Tesla did not respond to The Independent’s request for comment for this story.
Big Trouble in China
Twitter, and Musk’s obsession with Twitter, isn’t the only thing dragging down Tesla’s stock price. The electric vehicle market as a whole, and particularly Tesla, faces industry headwinds.
Tesla has dominated the electric vehicle market in the US, but also in China, for years. Its presence in China accounts for some 40 per cent of Tesla’s sales and is seen as crucial to the company’s future ambitions. Notably, competition has increased in both markets.
In the US, Tesla’s share of new electric light-vehicle registrations dropped from 79 per cent in 2020 to 65 per cent in the first nine months of 2022, according to S&P Global. Last week, the company saw its worst week on the stock market in two years, falling 12 per cent, when it posed lower than expected sales figures.
In China, Tesla sold some 56,000 cars in December, a decline of 21 per cent from the year before and 44 per cent from November, The New York Times reported, citing data from the China Passenger Car Association.
Tesla responded by cutting the price of two of its vehicles in China for the second time in three months, after doing the same in the US.
Responding to the drop in demand, Dan Ives, tech analyst for Wedbush Securities, told CNN: “The Cinderella ride is over for Tesla.”

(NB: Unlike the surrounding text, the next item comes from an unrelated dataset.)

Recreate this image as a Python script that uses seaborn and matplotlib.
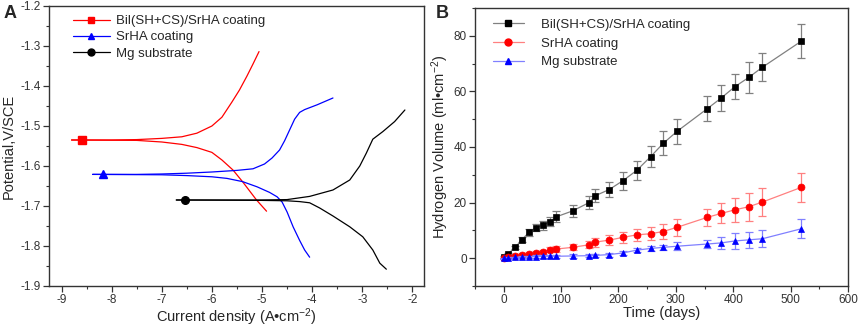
import numpy as np
import pandas as pd
import matplotlib
matplotlib.use("Agg")
import matplotlib.pyplot as plt
from matplotlib.lines import Line2D
from matplotlib.ticker import MultipleLocator
import seaborn as sns

# ---- Panel A: Tafel curves (log current density, potential V/SCE) ----
bil_anodic_x = [-8.80, -8.0, -7.5, -7.0, -6.6, -6.3, -6.0, -5.8, -5.6, -5.45, -5.3, -5.18, -5.06]
bil_anodic_y = [-1.535, -1.535, -1.534, -1.531, -1.527, -1.518, -1.500, -1.478, -1.44, -1.41, -1.375, -1.345, -1.314]
bil_cathodic_x = [-8.80, -7.5, -7.0, -6.6, -6.3, -6.0, -5.8, -5.58, -5.39, -5.11, -4.91]
bil_cathodic_y = [-1.535, -1.536, -1.540, -1.546, -1.554, -1.566, -1.585, -1.61, -1.639, -1.685, -1.713]
bil_ecorr = (-8.59, -1.535)

srha_anodic_x = [-8.38, -7.5, -7.0, -6.5, -6.0, -5.5, -5.18, -4.95, -4.8, -4.65, -4.55, -4.45, -4.35, -4.25, -4.15, -3.9, -3.585]
srha_anodic_y = [-1.621, -1.621, -1.620, -1.618, -1.615, -1.611, -1.607, -1.595, -1.58, -1.56, -1.537, -1.51, -1.483, -1.466, -1.459, -1.447, -1.43]
srha_cathodic_x = [-8.38, -7.0, -6.5, -6.0, -5.7, -5.39, -5.1, -4.85, -4.7, -4.6, -4.5, -4.38, -4.25, -4.15, -4.05]
srha_cathodic_y = [-1.621, -1.622, -1.624, -1.627, -1.631, -1.639, -1.652, -1.666, -1.677, -1.69, -1.715, -1.752, -1.786, -1.81, -1.828]
srha_ecorr = (-8.18, -1.621)

mg_anodic_x = [-6.71, -5.5, -5.0, -4.5, -4.05, -3.585, -3.25, -3.05, -2.92, -2.79, -2.59, -2.355, -2.15]
mg_anodic_y = [-1.685, -1.685, -1.685, -1.684, -1.676, -1.66, -1.635, -1.60, -1.568, -1.533, -1.514, -1.489, -1.46]
mg_cathodic_x = [-6.71, -5.0, -4.5, -4.25, -4.05, -3.85, -3.585, -3.25, -2.99, -2.79, -2.65, -2.52]
mg_cathodic_y = [-1.685, -1.686, -1.687, -1.689, -1.692, -1.705, -1.725, -1.752, -1.777, -1.81, -1.843, -1.858]
mg_ecorr = (-6.545, -1.685)

# ---- Panel B: hydrogen evolution ----
days = [0, 7, 20, 32, 44, 56, 68, 80, 92, 120, 148, 160, 184, 208, 232, 256, 278, 302, 355, 379, 403, 427, 451, 519]
h2_bil = [0.5, 1.4, 3.9, 6.7, 9.3, 11.0, 11.9, 13.1, 14.9, 17.0, 19.9, 22.5, 24.7, 27.9, 31.6, 36.5, 41.3, 45.6, 53.8, 57.6, 61.7, 65.0, 68.7, 78.1]
h2_bil_err = [0.3, 0.5, 0.6, 1.0, 1.3, 1.3, 1.6, 1.7, 2.0, 2.2, 2.3, 2.3, 2.8, 3.2, 3.4, 3.8, 4.3, 4.5, 4.4, 4.8, 4.5, 5.6, 5.0, 6.2]
h2_srha = [0.0, 0.4, 0.9, 1.2, 1.6, 1.9, 2.3, 3.0, 3.3, 3.9, 4.8, 5.8, 6.5, 7.5, 8.4, 8.8, 9.6, 11.1, 14.7, 16.1, 17.4, 18.5, 20.2, 25.5]
h2_srha_err = [0.2, 0.3, 0.5, 0.6, 0.6, 0.7, 0.8, 0.9, 1.0, 1.1, 1.3, 1.6, 1.8, 2.1, 2.2, 2.3, 2.6, 3.1, 3.1, 3.6, 4.3, 5.0, 5.0, 5.2]
h2_mg = [0.0, 0.1, 0.3, 0.4, 0.5, 0.6, 0.7, 0.7, 0.7, 0.8, 0.9, 1.0, 1.3, 1.9, 2.9, 3.5, 3.9, 4.3, 5.1, 5.5, 6.2, 6.6, 7.0, 10.6]
h2_mg_err = [0.2, 0.3, 0.3, 0.4, 0.4, 0.5, 0.5, 0.5, 0.5, 0.6, 0.6, 0.6, 0.7, 0.8, 0.8, 1.0, 1.0, 1.4, 1.5, 2.3, 3.0, 3.0, 3.1, 3.4]

labels = ["Bil(SH+CS)/SrHA coating", "SrHA coating", "Mg substrate"]

sns.set_style("ticks")
plt.rcParams["font.family"] = ["Liberation Sans", "DejaVu Sans"]
plt.rcParams["mathtext.fontset"] = "custom"
plt.rcParams["mathtext.rm"] = "Liberation Sans"
plt.rcParams["mathtext.it"] = "Liberation Sans:italic"
plt.rcParams["axes.unicode_minus"] = False
plt.rcParams["axes.edgecolor"] = "#333333"
plt.rcParams["axes.linewidth"] = 1.0

fig = plt.figure(figsize=(8.58, 3.27), dpi=100)
axA = fig.add_axes([0.0571, 0.1254, 0.4370, 0.8563])
axB = fig.add_axes([0.5536, 0.1254, 0.4347, 0.8502])

# panel A
curvesA = [
    (bil_anodic_x, bil_anodic_y, bil_cathodic_x, bil_cathodic_y, bil_ecorr, "red", "s"),
    (srha_anodic_x, srha_anodic_y, srha_cathodic_x, srha_cathodic_y, srha_ecorr, "blue", "^"),
    (mg_anodic_x, mg_anodic_y, mg_cathodic_x, mg_cathodic_y, mg_ecorr, "black", "o"),
]
handlesA = []
for ax_, ay_, cx_, cy_, ec, col, mk in curvesA:
    sns.lineplot(x=ax_, y=ay_, sort=False, color=col, lw=0.9, ax=axA)
    sns.lineplot(x=cx_, y=cy_, sort=False, color=col, lw=0.9, ax=axA)
    axA.plot([ec[0]], [ec[1]], marker=mk, color=col, ms=5.5, ls="none")
    handlesA.append(Line2D([], [], color=col, lw=0.9, marker=mk, ms=5))

axA.set_xlim(-9.25, -1.77)
axA.set_ylim(-1.9, -1.2)
axA.xaxis.set_major_locator(MultipleLocator(1))
axA.xaxis.set_minor_locator(MultipleLocator(0.5))
axA.yaxis.set_minor_locator(MultipleLocator(0.05))
yt = np.round(np.arange(-1.9, -1.15, 0.1), 1)
axA.set_yticks(yt)
axA.set_yticklabels([f"{v:.1f}" for v in yt])
axA.set_xlabel(r"Current density (A•cm$^{-2}$)", fontsize=10.5, labelpad=0)
axA.set_ylabel("Potential,V/SCE", fontsize=10.5, labelpad=3)
axA.legend(handlesA, labels, loc="upper left", bbox_to_anchor=(0.064, 0.968),
           frameon=False, fontsize=9.5, handlelength=2.8, handletextpad=0.45,
           labelspacing=0.3, borderpad=0, borderaxespad=0)

# panel B
seriesB = [
    (h2_bil, h2_bil_err, "#808080", "black", "s", 4.2),
    (h2_srha, h2_srha_err, "#ff8080", "red", "o", 5),
    (h2_mg, h2_mg_err, "#8080ff", "blue", "^", 5),
]
handlesB = []
for vals, errs, lc, mc, mk, ms in seriesB:
    axB.errorbar(days, vals, yerr=errs, fmt="none", ecolor=lc, elinewidth=0.9,
                 capsize=3, capthick=0.9)
    sns.lineplot(x=days, y=vals, color=lc, lw=0.9, marker=mk, ms=ms,
                 markerfacecolor=mc, markeredgecolor=mc, markeredgewidth=0.5, ax=axB)
    handlesB.append(Line2D([], [], color=lc, lw=0.9, marker=mk, ms=ms,
                           markerfacecolor=mc, markeredgecolor=mc))

axB.set_xlim(-50, 600)
axB.set_ylim(-10, 90)
axB.xaxis.set_major_locator(MultipleLocator(100))
axB.xaxis.set_minor_locator(MultipleLocator(50))
axB.set_yticks([0, 20, 40, 60, 80])
axB.yaxis.set_minor_locator(MultipleLocator(10))
axB.set_xlabel("Time (days)", fontsize=10.5, labelpad=0)
axB.set_ylabel(r"Hydrogen Volume (ml•cm$^{-2}$)", fontsize=10.5, labelpad=2)
axB.legend(handlesB, labels, loc="upper left", bbox_to_anchor=(0.047, 0.962),
           frameon=False, fontsize=9.5, handlelength=2.4, handletextpad=1.3,
           labelspacing=0.5, borderpad=0, borderaxespad=0)

for ax in (axA, axB):
    ax.tick_params(which="major", direction="out", length=4, width=0.9,
                   labelsize=8.5, colors="#333333", labelcolor="#333333", pad=2)
    ax.tick_params(which="minor", direction="out", length=2.5, width=0.8, colors="#333333")
    for s in ax.spines.values():
        s.set_visible(True)

fig.text(0.004, 0.985, "A", fontsize=13, fontweight="bold", va="top", ha="left")
fig.text(0.508, 0.985, "B", fontsize=13, fontweight="bold", va="top", ha="left")

fig.savefig("out.png", dpi=100)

Musk’s problems in China go far beyond demand. He faces a complicated political environment that bleeds into every other area of his business, and which was made more complicated by his purchase of a social media giant.
Isaac Stone Fish, the founder and CEO of research firm Strategy Risks, which quantifies corporate exposure to China, told The Independent that there is a significant contradiction at the heart of Tesla’s global business model that may attract the attention of regulators.
“Both for Musk in the United States, and Musk in China, the issue is his relationship with the Chinese Communist Party — and the two things move in opposite directions. The closer Musk is to the Chinese Communist Party in China, the more likely Tesla is to succeed in China, and the less likely Musk is to succeed in the United States,” he said. “I think when you make enemies in Congress, like Musk has, and you are so exposed to the Chinese Communist Party, as Musk is, you are opening up vulnerability for someone on Congress or a committee to take advantage of that.”
Stone Fish added that the Chinese government may be looking to reduce some of the perks it has given to Tesla to boost its own electric vehicle industry.
“The classic China story is Beijing allows a foreign brand to flourish in China while it allows domestic competitors to borrow, steal, copy its technology. And then once they feel like they no longer need the foreign brand and they begin to ice it out. This may be the beginning of that process for Tesla,” he said of Tesla’s recent troubles in China.
For Sherman, the auto industry analyst, there may be another answer to why Tesla’s stock has fallen much more sharply than other car makers. It is a development that has impacted much of the technology sector, of which Tesla was seen as being part of by investors.
“My first reaction is not why is it fallen so far, but why did it ever get so high?” he said, noting an “irrational exuberance” that drove the stock price to $400 in previous years, in part driven by confidence in Musk’s abilities.
Sherman further added that there is a “reckoning” taking place in the entire tech sector, fueled by rising interest rates, which has “forced companies to justify the valuations they’ve been given.”
Sherman said he believes Tesla still has an opportunity to retain its crown. For that to happen, Musk must be reigned in from pursuing his various curiosities in engineering marvels and social media wars. That, he added, may be a problem.
“I would challenge you to find someone who thinks that anyone could persuade Elon Musk to do anything,” he said.